Corey D. B. Walker is an engaged scholar who critically examines the complexities of religion, culture, politics and public life. He is the author of A Noble Fight: African American Freemasonry and the Struggle for Democracy in America, editor of the “Theology and Democratic Futures” special issue of the journal Political Theology, and associate editor of the award-winning SAGE Encyclopedia of Identity. He co-directed and co-produced the documentary film Fifeville with acclaimed artist and filmmaker Kevin Jerome Everson. He has held faculty and academic leadership positions at Brown University, University of Virginia, Virginia Union University, and Winston-Salem State University and visiting faculty appointments at Friedrich-Schiller Universität Jena, Union Presbyterian Seminary, and University of Richmond.

 

Thad Williamson
Associate Professor of Leadership Studies and Philosophy, Politics, Economics and Law, University of Richmond

Thad Williamson is a sought-after professor and civic activist.
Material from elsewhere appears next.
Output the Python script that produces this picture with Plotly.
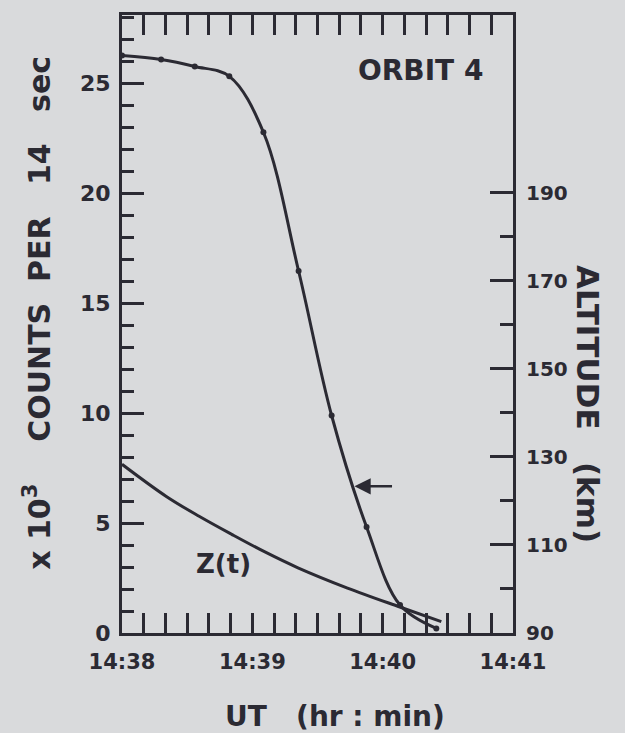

His research focuses on the intersection of theories of social justice and public policy, particularly as applied to urban politics and economic policy. A recognized community leader on poverty reduction efforts in Richmond, Williamson has served as lead author of the Mayor’s Anti-Poverty Commission Report, the first director of the City of Richmond’s Office of Community Wealth Building, and as a senior policy advisor in the Mayor’s Office. He is the author of Sprawl, Justice and Citizenship: The Civic Costs of the American Way of Life; co-author of Making a Place for Community: Local Democracy in a Global Era; and co-editor of Property-Owning Democracy: Rawls and Beyond.